Por Manuel Llamas
España es un país altamente deficitario en cultura emprendedora, señal inequívoca de la baja competitividad, del voraz intervencionismo estatal y de la fuerte rigidez económica. Dicha incultura empresarial constituye un pesado lastre, un grave problema de difícil solución dado el rancio izquierdismo que propugna el conjunto de la clase política nacional.
En cuanto al analfabetismo empresarial, existen indicadores para todos los gustos. Así, por ejemplo, según una reciente encuesta, casi un tercio de los jóvenes que inician una carrera universitaria aspira a convertirse en funcionario frente a apenas un 28% que ambiciona crear su propio negocio. La situación es, si cabe, mucho peor cuando se analiza el espíritu de los desempleados: a finales de 2009, casi el 40% de los parados estaba considerando opositar mientras que un 14,67% afirmaba estar ya preparando los exámenes de acceso. Por desgracia, tan sólo un 33,6% barajaba la apertura de un negocio como opción plausible, según un estudio realizado por Adecco.
¿Cómo hemos llegado hasta aquí? Entre las múltiples razones existentes, destacaría dos. Por un lado, la figura del empresario no goza de excesiva popularidad entre los jóvenes españoles en los últimos años. Y ello, debido, sobre todo, al monopolio educativo, tanto en el ámbito del conocimiento técnico como ético, que ejercen los poderes públicos mediante la imposición de itinerarios en centros públicos y privados. Programas en los que el estudio de la economía es nulo o bien fuertemente ideologizado a fin de ensalzar las bonanzas del todopoderoso Estado y vilipendiar al malvado capital.
Basta con ojear algunos de los manuales que manejan los actuales estudiantes de primaria y secundaria para percatarse de la orientación vital que es inculcada a golpe de decreto desde los poderes públicos. La asignatura Educación para la Ciudadanía constituye el más claro ejemplo de dicha perversión educativa. El empresario es tachado de “sanguijuela social que vive de la sangre ajena”, explotando vilmente a los pobres trabajadores al tiempo que destroza el medio ambiente con el único fin de expoliar al resto de ciudadanos. Mientras, sindicatos y partidos políticos (gobierno) son encumbrados a lo más alto de la esfera social, héroes en el papel de defensores sociales, humanitarios y ambientalistas.

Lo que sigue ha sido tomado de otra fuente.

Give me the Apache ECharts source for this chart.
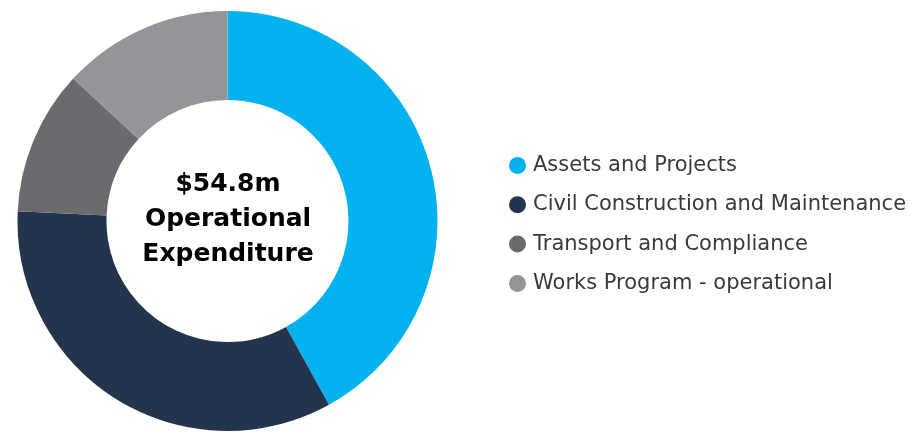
<!DOCTYPE html>
<html>
<head>
<meta charset="utf-8">
<script src="https://cdn.jsdelivr.net/npm/echarts@6/dist/echarts.min.js"></script>
<style>
  html, body { margin: 0; padding: 0; background: #fff; }
  #chart { width: 913px; height: 432px; }
</style>
</head>
<body>
<div id="chart"></div>
<script>
var categories = [
  "Assets and Projects",
  "Civil Construction and Maintenance",
  "Transport and Compliance",
  "Works Program - operational"
];
var values = [23.0, 18.5, 6.1, 7.2]; // $m
var colors = ["#02B2EE", "#23344D", "#6A6B6F", "#939598"];
var centerLines = ["$54.8m", "Operational", "Expenditure"];

var myChart = echarts.init(document.getElementById("chart"));

var option = {
  color: colors,
  animation: false,
  title: {
    text: centerLines.join("\n"),
    left: 228,
    top: 167,
    padding: 0,
    textAlign: "center",
    textStyle: {
      fontFamily: "DejaVu Sans",
      fontSize: 25,
      fontWeight: "bold",
      lineHeight: 35,
      color: "#000"
    }
  },
  legend: {
    orient: "vertical",
    left: 509,
    top: 155,
    padding: 0,
    icon: "circle",
    itemWidth: 17,
    itemHeight: 17,
    itemGap: 18.3,
    textStyle: {
      fontFamily: "DejaVu Sans",
      fontSize: 21,
      lineHeight: 21,
      color: "#3a3a3a",
      padding: [0, 0, 0, 2]
    },
    data: categories
  },
  series: [
    {
      name: "Operational Expenditure",
      type: "pie",
      center: [227.5, 221],
      radius: [121, 210],
      startAngle: 90,
      clockwise: true,
      label: { show: false },
      labelLine: { show: false },
      emphasis: { disabled: true },
      data: categories.map(function (name, i) {
        return { name: name, value: values[i] };
      })
    }
  ]
};

myChart.setOption(option);
</script>
</body>
</html>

El problema es que los escasos jóvenes que, milagrosamente, hayan logrado esquivar esta terrible intoxicación y, pese a todo, mantengan su natural espíritu emprendedor intacto se toparán con todo un cúmulo de dificultades artificiales en el mundo laboral en caso de que osen abrir un negocio. Y es aquí, precisamente, donde entra en juego el segundo factor de analfabetismo empresarial tan característico de España: la intervención del Estado. Crear una empresa se convierte aquí en un arduo y complejo proceso burocrático y fiscal repleto de zancadillas en el que el éxito dependerá, en gran medida, de la tenacidad, valentía, arrojo y cuasi milagrosa obcecación del susodicho empresario en ciernes. Y es que, España ocupa, con honorable mérito, el puesto 144 del mundo (de un total de 183 países) en cuanto a facilidad para “abrir una empresa”, según el informe Doing Business 2011 del Banco Mundial.
Resulta que es más fácil iniciar un negocio en Congo, Venezuela, Argentina o Zimbabwe que en España... ¡Ahí es nada! Sin duda, precisamos de un cambio radical en esta materia para ensalzar la figura del empresario a nivel educativo y social, así como para facilitar al máximo el inicio de la imprescindible, básica y vital aventura emprendedora.